В своих воспоминаниях Белый изобразил историю этой связи в двух версиях, взаимно исключающих друг друга и одинаково неправдивых. Будущему биографу обоих поэтов придется затратить немало труда на восстановление истины.
Поэт приехал в Москву с молодой женой, уже знакомой некоторым мое мистикам, друзьям Белого, и уже окруженной их восторженным поклонением, в котором придавленный эротизм бурлил под соблазнительным и отчасти лицемерным покровом мистического служения Прекрасной Даме. Белый тотчас поддался общему настроению, и жена нового друга стала предметом его пристального внимания. Этому вниманию мистики покровительствовали и раздували его. Потом не нужно было и раздувать - оно превратилось в любовь, которая, в сущности, и дала толчок к разрыву с Ниной Петровской. Я не берусь в точности изложить историю этой любви, протекавшую то в Москве, то в Петербурге, то в деревне, до крайности усложненную сложными характерами действующих лиц, своеобразным строем символистского быта и, наконец, многообразными событиями литературной, философской и даже общественной жизни, на фоне которых она протекала, с которыми порой тесно переплеталась и на которые в свою очередь влияла. Скажу суммарно: история этой любви сыграла важную роль в литературных отношениях той эпохи, в судьбе многих лиц, непосредственно в ней даже не замешанных, и в конечном счете - во всей истории символизма. Многое в ней еще и теперь не ясно. Белый рассказывал мне ее неоднократно, но в его рассказах было вдоволь противоречий, недомолвок, вариантов, нервического воображения. Подчеркиваю, что его устные рассказы значительно рознились от печатной версии, изложенной в его воспоминания.

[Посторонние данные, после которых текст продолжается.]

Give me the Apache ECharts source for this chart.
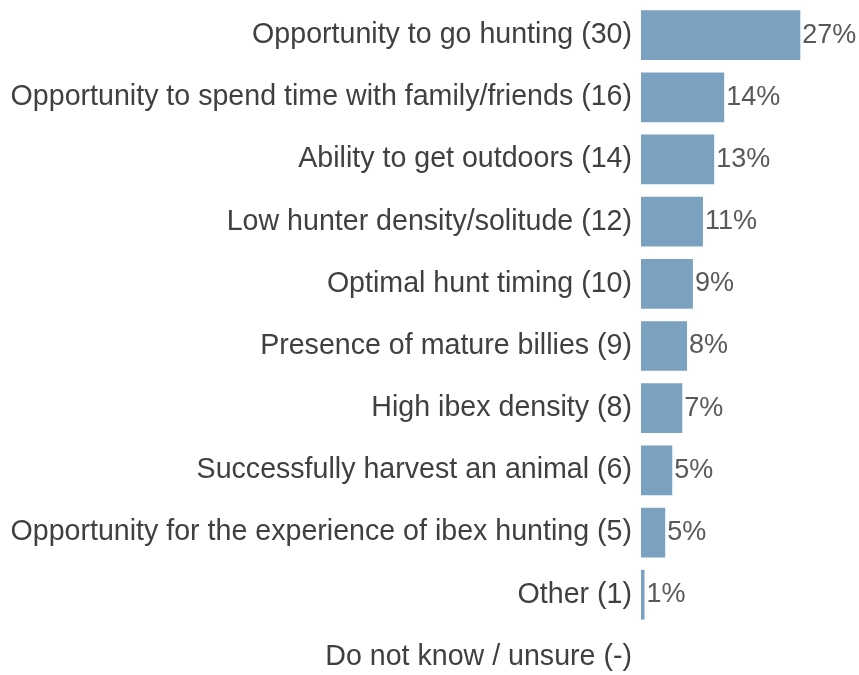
<!DOCTYPE html>
<html>
<head>
<meta charset="utf-8">
<script src="https://cdn.jsdelivr.net/npm/echarts@6/dist/echarts.min.js"></script>
<style>
  html, body { margin: 0; padding: 0; background: #fff; }
  #chart { width: 859px; height: 675px; }
</style>
</head>
<body>
<div id="chart"></div>
<script>
// categories, top to bottom
var categories = [
  'Opportunity to go hunting (30)',
  'Opportunity to spend time with family/friends (16)',
  'Ability to get outdoors (14)',
  'Low hunter density/solitude (12)',
  'Optimal hunt timing (10)',
  'Presence of mature billies (9)',
  'High ibex density (8)',
  'Successfully harvest an animal (6)',
  'Opportunity for the experience of ibex hunting (5)',
  'Other (1)',
  'Do not know / unsure (-)'
]
// bar lengths (percent)
var values = [27, 14.1, 12.4, 10.5, 8.8, 7.8, 7.0, 5.3, 4.1, 0.6, null]
// printed labels
var pctLabels = ['27%', '14%', '13%', '11%', '9%', '8%', '7%', '5%', '5%', '1%', '']

var chart = echarts.init(document.getElementById('chart'))
chart.setOption({
  animation: false,
  textStyle: { fontFamily: 'Liberation Sans, Arial, sans-serif' },
  grid: {
    left: 641,
    right: 41,
    top: 4,
    height: 684,
    outerBoundsMode: 'none'
  },
  xAxis: {
    type: 'value',
    min: 0,
    max: 30,
    show: false
  },
  yAxis: {
    type: 'category',
    inverse: true,
    data: categories,
    axisLine: { show: false },
    axisTick: { show: false },
    splitLine: { show: false },
    axisLabel: {
      color: '#404040',
      fontSize: 28.6,
      margin: 9
    }
  },
  series: [{
    type: 'bar',
    data: values,
    barCategoryGap: '20%',
    itemStyle: {
      color: '#7aa2c0'
    },
    label: {
      show: true,
      position: 'right',
      distance: 2,
      color: '#595959',
      fontSize: 27,
      formatter: function (p) {
        return pctLabels[p.dataIndex]
      }
    }
  }]
})
</script>
</body>
</html>
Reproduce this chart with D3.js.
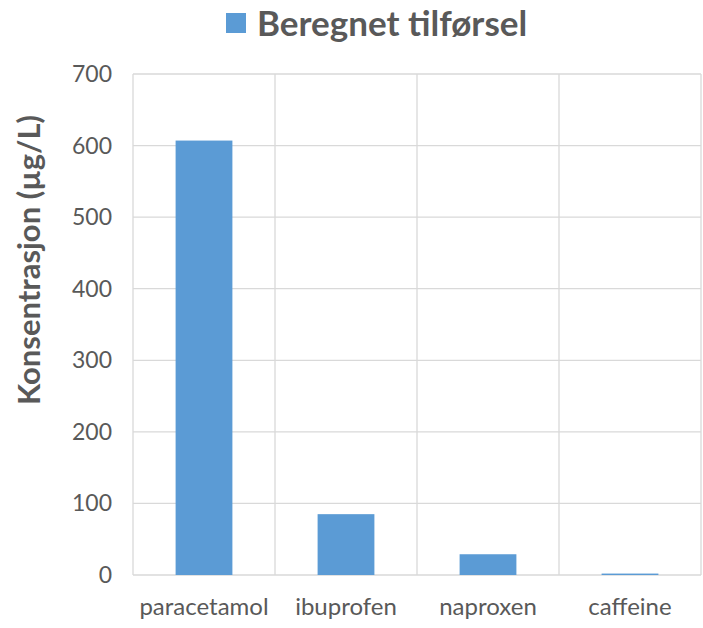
<!DOCTYPE html>
<html lang="no">
<head>
    <meta charset="UTF-8">
    <title>Beregnet tilførsel</title>
    <script src="https://d3js.org/d3.v7.min.js"></script>
    <style>
        body{ margin:0; background:#fff; }
        svg text{ font-family: Lato, "Open Sans", sans-serif; fill:#595959; }
    </style>
</head>
<body>
<script>
    const categories = ["paracetamol","ibuprofen","naproxen","caffeine"];
    const values = [607, 85, 29, 2];
    const yTicks = [0,100,200,300,400,500,600,700];
    const seriesName = "Beregnet tilførsel";
    const yTitle = "Konsentrasjon (µg/L)";

    const w = 703, h = 628;
    const margin = {left:133, right:2, top:74, bottom:53};
    const color = "#5b9bd5";

    const svg = d3.select("body").append("svg").attr("width",w).attr("height",h);

    const x = d3.scaleBand().domain(categories)
        .range([margin.left, w - margin.right])
        .paddingInner(0.6).paddingOuter(0.3);
    const y = d3.scaleLinear().domain([0,700]).range([h - margin.bottom, margin.top]);

    // horizontal grid
    svg.append("g").selectAll("line").data(yTicks).enter().append("line")
        .attr("x1",margin.left).attr("x2",w - margin.right)
        .attr("y1",d => y(d)).attr("y2",d => y(d))
        .attr("stroke","#d9d9d9").attr("stroke-width",1.3);

    // vertical category separators
    const step = x.step();
    const seps = d3.range(categories.length + 1).map(i => margin.left + i*step);
    svg.append("g").selectAll("line").data(seps).enter().append("line")
        .attr("x1",d => d).attr("x2",d => d)
        .attr("y1",margin.top).attr("y2",h - margin.bottom)
        .attr("stroke","#d9d9d9").attr("stroke-width",1.3);

    // bars
    svg.append("g").selectAll("rect").data(values).enter().append("rect")
        .attr("x",(d,i) => x(categories[i]))
        .attr("width",x.bandwidth())
        .attr("y",d => y(d))
        .attr("height",d => y(0) - y(d))
        .attr("fill",color);

    // y tick labels
    svg.append("g").selectAll("text").data(yTicks).enter().append("text")
        .attr("x",margin.left - 21).attr("y",d => y(d))
        .attr("dy","0.35em").attr("text-anchor","end")
        .style("font-size","23px")
        .text(d => d);

    // x labels
    svg.append("g").selectAll("text").data(categories).enter().append("text")
        .attr("x",d => x(d) + x.bandwidth()/2).attr("y",h - 13)
        .attr("text-anchor","middle")
        .style("font-size","24px")
        .text(d => d);

    // y title
    svg.append("text")
        .attr("transform","translate(40,260) rotate(-90)")
        .attr("text-anchor","middle")
        .style("font-size","31px").style("font-weight","bold")
        .text(yTitle);

    // legend
    const lg = svg.append("g");
    lg.append("rect").attr("x",226).attr("y",13).attr("width",20).attr("height",20).attr("fill",color);
    lg.append("text").attr("x",257).attr("y",36)
        .style("font-size","35px").style("font-weight","bold")
        .text(seriesName);
</script>
</body>
</html>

По соображении всех данных, история романа представляется мне в таком виде. По-видимому, братские чувства, первоначально предложенные Белым, были приняты дамою благосклонно. Когда же Белый, по обыкновению, от чувств братских перешел к чувствам иного оттенка, задача его весьма затруднилась. Быть может, она оказалась бы вовсе неразрешимой, если бы не его ослепительное обаяние, которому, кажется, нельзя было не поддаться. Но в тот самый момент, когда его любовные домогательства были близки к тому, чтобы увенчаться успехом, неизбывная двойственность Белого, как всегда, прорвалась наружу. Он имел безумие уверить себя самого, что его неверно и "дурно" поняли,- и то же самое объявил даме, которая, вероятно, немало выстрадала пред тем, как ответить ему согласием. Следствие беловского отступления не трудно себе представить. Гнев и презрение овладели той, кого он любил. И она отплатила ему стократ обиднее и больнее, чем Нина Петровская, которой она была во столько же раз выносливее и тверже. Что же Белый? Можно сказать с уверенностью, что с этого-то момента он и полюбил по-настоящему, всем существом и, по моему глубокому убеждению, - навсегда. Потом еще были в его жизни и любви, и быстрые увлечения, но та любовь сохранилась сквозь все и поверх всего. Только ту женщину, одну ее, любил он в самом деле. С годами, как водится, боль притупилась, но долго она была жгучей. Белый страдал неслыханно, переходя от униженного смирения к бешенству и гордыне, - кричал, что отвергнуть его любовь есть кощунство. Порою страдание подымало его на очень большие высоты духа - порою падал он до того, что, терзаясь ревностью литературно мстил своему сопернику, действительному или воображаемому. Он провел несколько месяцев за границей - и вернулся с неутоленным страданием и "Кубком мятелей" - слабейшею из его симфоний, потому что она была писана в надрыве.